Cette étude de la « Penn » suggère que le ciblage des fibrilles amyloïdes, présentes dans le sperme de patients infectés, permettrait d’empêcher la transmission sexuelle de l’infection. Ces fragments de protéines présentes dans le sperme humain augmentent en effet significativement l'infection par le virus Ebola, notamment en le protégeant contre certaines conditions environnementales extrêmes dont la chaleur et la déshydratation. Les chercheurs de la Perelman School of Medicine de l'Université de Pennsylvanie documentent ce processus dans les Actes de l’Académie des Sciences américaine (PNAS).

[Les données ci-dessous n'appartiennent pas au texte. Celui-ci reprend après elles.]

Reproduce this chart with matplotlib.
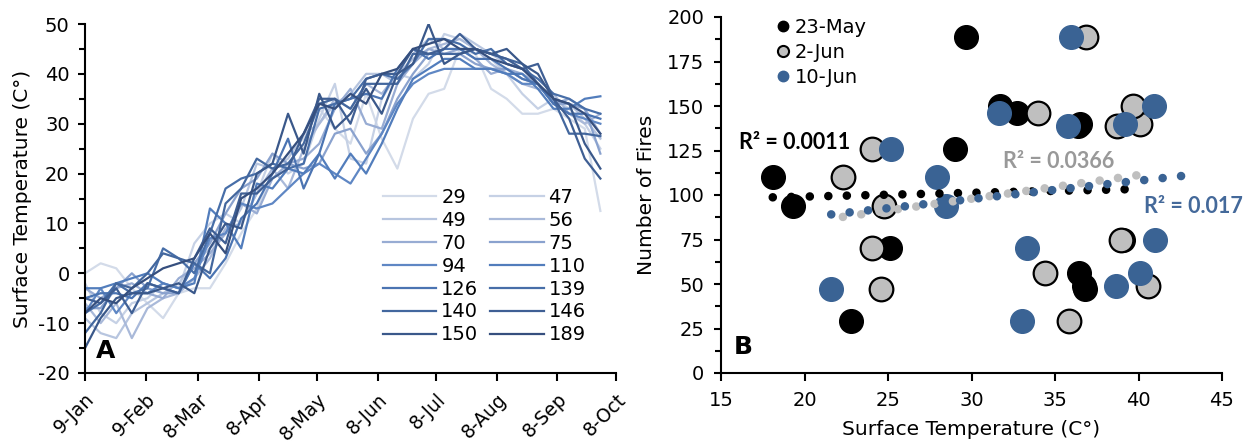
import matplotlib
matplotlib.use('Agg')
import matplotlib.pyplot as plt
from matplotlib.ticker import MultipleLocator
from matplotlib.lines import Line2D

# ---------------- Panel A data ----------------
doy = [9, 17, 25, 33, 41, 49, 57, 65, 73, 81, 89, 97, 105, 113, 121, 129, 137,
       145, 153, 161, 169, 177, 185, 193, 201, 209, 217, 225, 233, 241, 249, 257, 265, 273]

site_labels = ['29', '47', '49', '56', '70', '75', '94', '110', '126', '139', '140', '146', '150', '189']

temp_29  = [0, 2, 1, -3, -6, -9, -4, -3, -3, 2, 8, 13, 20, 24, 27, 33, 29, 26, 36, 27, 21, 31, 36, 37, 45, 44, 37, 35, 32, 32, 33, 31, 29, 12.5]
temp_47  = [-2, -8, -10, -6, -5, -2, -3, 6, 10, 12, 10, 16, 24, 20, 22, 31, 38, 23, 22, 35, 40, 39, 42, 48, 47, 45, 43, 40, 36, 33, 35, 33, 30, 25]
temp_49  = [-9, -12, -13, -8, -6, -4, -2, 2, 5, 8, 13, 22, 21, 23, 28, 30, 34, 36, 40, 40, 38, 44, 47, 45, 48, 46, 44, 42, 41, 38, 35, 34, 31, 27]
temp_56  = [-6, -10, -6, -13, -7, -5, -4, -1, 3, 9, 10, 16, 21, 17, 25, 30, 35, 33, 38, 36, 40, 43, 45, 46, 47, 45, 42, 40, 38, 37, 36, 32, 30, 32]
temp_70  = [-3, -5, -3, -2, -4, -5, -1, 1, 4, 8, 14, 12, 19, 22, 23, 26, 33, 37, 30, 29, 38, 42, 45, 44, 45, 43, 40, 41, 40, 38, 34, 35, 33, 28]
temp_75  = [-7, -7, -3, 0, -3, -4, -4, 2, 6, 12, 17, 19, 24, 22, 21, 22, 28, 29, 24, 28, 35, 40, 44, 44, 44, 42, 41, 41, 39, 38, 34, 34, 33, 24]
temp_94  = [-8, -3, -8, -4, -4, -2, -3, -1, 7, 8, 14, 13, 14, 17, 20, 22, 20, 18, 23, 28, 34, 38, 40, 41, 41, 41, 41, 40, 38, 38, 34, 32, 31, 30]
temp_110 = [-3, -3, -2, -1, 0, -2, -3, -2, 13, 10, 5, 18, 17, 21, 20, 24, 19, 24, 20, 26, 33, 39, 41, 43, 43, 41, 41, 40, 40, 37, 33, 33, 35, 35.5]
temp_126 = [-5, -4, -4, -5, -2, -3, -4, 2, -1, 3, 11, 14, 20, 27, 17, 24, 34, 35, 36, 35, 41, 45, 43, 45, 45, 43, 43, 41, 39, 38, 34, 32, 32, 31]
temp_139 = [-8, -6, -2, -4, -3, 5, 3, 0, 8, 17, 19, 20, 22, 21, 22, 33, 34, 35, 39, 40, 39, 42, 47, 47, 46, 44, 45, 42, 41, 39, 36, 35, 33, 32]
temp_140 = [-12, -8, -2, -3, 0, 4, 3, 2, 0, 14, 17, 23, 21, 22, 26, 34, 35, 33, 38, 38, 38, 44, 44, 44, 44, 45, 44, 43, 42, 38, 35, 28, 28, 27.5]
temp_146 = [-5, -6, -3, -8, -2, -3, -4, 3, 9, 6, 16, 16, 19, 21, 28, 35, 35, 30, 39, 40, 40, 45, 44, 45, 48, 45, 44, 43, 41, 42, 35, 31, 23, 19]
temp_150 = [-15, -9, -5, -4, -4, -3, -2, -4, 5, 10, 9, 20, 22, 32, 24, 36, 29, 32, 37, 32, 40, 42, 50, 42, 44, 45, 44, 45, 42, 40, 35, 34, 26, 21]
temp_189 = [-8, -5, -6, -3, -1, 1, 2, 3, 8, 4, 15, 17, 20, 24, 28, 34, 33, 36, 34, 40, 41, 45, 46, 47, 45, 45, 43, 42, 41, 38, 35, 34, 32, 28]

date_tick_doy = [9, 40, 67, 98, 128, 159, 189, 220, 251, 281]
date_tick_labels = ['9-Jan', '9-Feb', '8-Mar', '8-Apr', '8-May', '8-Jun', '8-Jul', '8-Aug', '8-Sep', '8-Oct']

# ---------------- Panel B data ----------------
fires = [29, 47, 49, 56, 70, 75, 94, 110, 126, 139, 140, 146, 150, 189]
temp_may23 = [22.8, 36.8, 36.75, 36.45, 25.1, 39.1, 19.3, 18.1, 29.0, 36.4, 36.5, 32.7, 31.7, 29.7]
temp_jun02 = [35.85, 24.6, 40.57, 34.39, 24.03, 38.94, 24.75, 22.3, 24.03, 38.7, 40.1, 33.98, 39.66, 36.84]
temp_jun10 = [33.02, 21.57, 38.65, 40.09, 33.31, 41.0, 28.5, 27.92, 25.18, 35.78, 39.18, 31.65, 40.93, 35.94]

trend_may23_x = [18.1, 39.2]
trend_may23_y = [98.7, 103.2]
trend_jun02_x = [22.3, 40.0]
trend_jun02_y = [87.7, 111.2]
trend_jun10_x = [21.6, 42.6]
trend_jun10_y = [89.1, 110.7]

r2_labels = ['R² = 0.0011', 'R² = 0.0366', 'R² = 0.017']
series_names = ['23-May', '2-Jun', '10-Jun']

# ---------------- styling ----------------
line_colors = ['#d3dbe9', '#c6d1e5', '#b7c5df', '#a9b9d9', '#98acd3', '#8aa2ce',
               '#5f87c4', '#527dbc', '#4b74b2', '#476ea8', '#43679e', '#3f5f94',
               '#3a588a', '#364f7e']
blue = '#3a6394'
grey = '#bfbfbf'

plt.rcParams['font.family'] = ['DejaVu Sans']
plt.rcParams['axes.linewidth'] = 1.5
plt.rcParams['axes.unicode_minus'] = False

W, H = 1245, 443
fig = plt.figure(figsize=(W / 100, H / 100), dpi=100)

def ax_rect(l, r, t, b):
    return [l / W, 1 - b / H, (r - l) / W, (b - t) / H]

# ---------------- Panel A ----------------
axA = fig.add_axes(ax_rect(85, 616, 24, 373))
all_series = [temp_29, temp_47, temp_49, temp_56, temp_70, temp_75, temp_94,
              temp_110, temp_126, temp_139, temp_140, temp_146, temp_150, temp_189]
handles = []
for vals, lab, col in zip(all_series, site_labels, line_colors):
    h, = axA.plot(doy, vals, color=col, lw=1.6, label=lab)
    handles.append(h)

axA.set_xlim(9, 281)
axA.set_ylim(-20, 50)
axA.set_xticks(date_tick_doy)
axA.set_xticklabels(date_tick_labels, rotation=45, ha='right', va='top',
                    rotation_mode='anchor', fontsize=13.5)
axA.yaxis.set_major_locator(MultipleLocator(10))
axA.yaxis.set_minor_locator(MultipleLocator(5))
axA.tick_params(axis='y', which='major', length=5, width=1.5, labelsize=14, direction='out', pad=6)
axA.tick_params(axis='y', which='minor', length=4, width=1.5, direction='out')
axA.tick_params(axis='x', which='major', length=6, width=1.5, direction='out', pad=6)
for s in ['top', 'right']:
    axA.spines[s].set_visible(False)
axA.set_ylabel('Surface Temperature (C°)', fontsize=14.5, labelpad=4)
axA.text(0.02, 0.03, 'A', transform=axA.transAxes, fontsize=18, fontweight='bold',
         ha='left', va='bottom')

order = [0, 2, 4, 6, 8, 10, 12, 1, 3, 5, 7, 9, 11, 13]
legA = axA.legend([handles[i] for i in order], [site_labels[i] for i in order],
                  ncol=2, frameon=False, fontsize=14,
                  loc='upper left', bbox_to_anchor=(383 / W, 1 - 188 / H),
                  bbox_transform=fig.transFigure, borderpad=0, borderaxespad=0,
                  handlelength=2.75, handletextpad=0.25, labelspacing=0.2,
                  columnspacing=0.6)

# ---------------- Panel B ----------------
axB = fig.add_axes(ax_rect(721, 1222, 17, 373))
axB.scatter(temp_may23, fires, s=290, color='black', zorder=3)
axB.scatter(temp_jun02, fires, s=290, color=grey, edgecolors='black', linewidths=1.6, zorder=3)
axB.scatter(temp_jun10, fires, s=290, color=blue, zorder=3)

dot_style = dict(lw=6.2, dash_capstyle='round', linestyle=(0, (0.001, 2.15)), zorder=4)
axB.plot(trend_may23_x, trend_may23_y, color='black', **dot_style)
axB.plot(trend_jun02_x, trend_jun02_y, color=grey, **dot_style)
axB.plot(trend_jun10_x, trend_jun10_y, color=blue, **dot_style)

axB.set_xlim(15, 45)
axB.set_ylim(0, 200)
axB.xaxis.set_major_locator(MultipleLocator(5))
axB.yaxis.set_major_locator(MultipleLocator(25))
axB.yaxis.set_minor_locator(MultipleLocator(12.5))
axB.tick_params(axis='y', which='major', length=5, width=1.5, labelsize=14, direction='out', pad=7)
axB.tick_params(axis='y', which='minor', length=4, width=1.5, direction='out')
axB.tick_params(axis='x', which='major', length=6, width=1.5, labelsize=14, direction='out', pad=7)
for s in ['top', 'right']:
    axB.spines[s].set_visible(False)
axB.set_xlabel('Surface Temperature (C°)', fontsize=14.5, labelpad=7)
axB.set_ylabel('Number of Fires', fontsize=14.5, labelpad=8)
axB.text(0.025, 0.04, 'B', transform=axB.transAxes, fontsize=18, fontweight='bold',
         ha='left', va='bottom')

r2_font = dict(family=['Lato', 'DejaVu Sans'], fontweight='bold', fontsize=15.5, clip_on=False)
axB.text(16.1, 129.5, r2_labels[0], color='black', va='center', ha='left', **r2_font)
axB.text(31.9, 118.8, r2_labels[1], color='#999999', va='center', ha='left', **r2_font)
axB.text(40.3, 93.4, r2_labels[2], color='#44699a', va='center', ha='left', **r2_font)

leg_handles = [
    Line2D([], [], ls='none', marker='o', markersize=7.5, color='black'),
    Line2D([], [], ls='none', marker='o', markersize=8, markerfacecolor=grey,
           markeredgecolor='black', markeredgewidth=1.5),
    Line2D([], [], ls='none', marker='o', markersize=7.5, color=blue),
]
axB.legend(leg_handles, series_names, frameon=False, fontsize=14,
           loc='upper left', bbox_to_anchor=(776 / W, 1 - 18 / H),
           bbox_transform=fig.transFigure, borderpad=0, borderaxespad=0,
           handlelength=0.7, handletextpad=0.25, labelspacing=0.3)

fig.savefig('out.png', dpi=100)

Si le virus Ebola est principalement transmis par contact direct avec du sang et d'autres fluides corporels provenant de personnes infectées, des études de suivi de l'épidémie de 2014 ont montré que les hommes peuvent « héberger » le virus dans leur sperme pendant au moins 2,5 ans. L'équipe de la Penn estime que cibler les amyloïdes dans le sperme pourrait prévenir la transmission sexuelle du virus Ebola : « La transmission sexuelle du virus Ebola pose un problème de santé publique important, en particulier à la lumière de l'épidémie d'Ebola en cours en République démocratique du Congo », rappelle l’auteur principal, le Dr Paul Bates, professeur de microbiologie.
La transmission sexuelle a également été liée à la résurgence du virus Ebola en Guinée, qui avait pourtant été déclarée exempte d'Ebola lors de l'épidémie en Afrique de l'Ouest. Le rôle de facteurs de l'hôte et notamment impliqués dans la transmission sexuelle était resté mal compris. Des stratégies de lutte contre les amyloïdes, telles que la création de petites molécules qui perturbent sa structure, ont été mises au point pour ralentir ou stopper la transmission du VIH. Les chercheurs suggèrent que cette approche pourrait être testée pour sa capacité à réduire la transmission sexuelle d’Ebola.
Plusieurs types d'amyloïdes trouvés dans le sperme augmentent la transmission et l'infection d'autres virus, tels que le VIH, en aidant le virus à se fixer sur la membrane entourant les cellules hôtes. Lors d’une précédente recherche, l’un des co-auteurs de l’étude actuelle, le Dr James Shorter, professeur agrégé de biochimie et de biophysique avait décrypté comment les protéines de choc thermique de levure et une petite molécule appelée CLR01 pourraient perturber la formation de fibrilles amyloïdes trouvées dans le sperme.
Les amyloïdes transmettent 20 fois plus efficacement l’infection : Pour tester la capacité des amyloïdes à transmettre l'infection, des virus bénins avec la glycoprotéine Ebola (un marqueur à l'extérieur de la particule virale) ont été incubés avec des concentrations physiologiques d'amyloïdes de sperme avant de servir à infecter divers types de cellules humaines dont des macrophages. Les niveaux d'infection des cellules avec ce virus Ebola bénin et les amyloïdes étaient environ 20 fois plus élevés. Les amyloïdes améliorent la liaison du virus aux cellules et augmentent sa capacité à « s’introduire » dans les cellules hôtes. Les fibrilles modifient considérablement les propriétés physiques du virus, le rendant plus apte à survivre dans des environnements corporels internes extrêmes (température élevée et déshydratation).
Les amyloïdes du sperme apparaissent à la lumière de ces travaux comme des cibles prometteuses pour inhiber la propagation du virus Ebola. Les prochaines étapes sont de déterminer si les amyloïdes ont un effet sur Ebola dans les modèles d'infection vaginale et si les composés qui perturbent les amyloïdes sont bien protecteurs. Il « faudra » également analyser les amyloïdes trouvés dans d'autres sites, tels que l'intestin humain, pour préciser leur rôle éventuel dans d'autres types d'infections virales.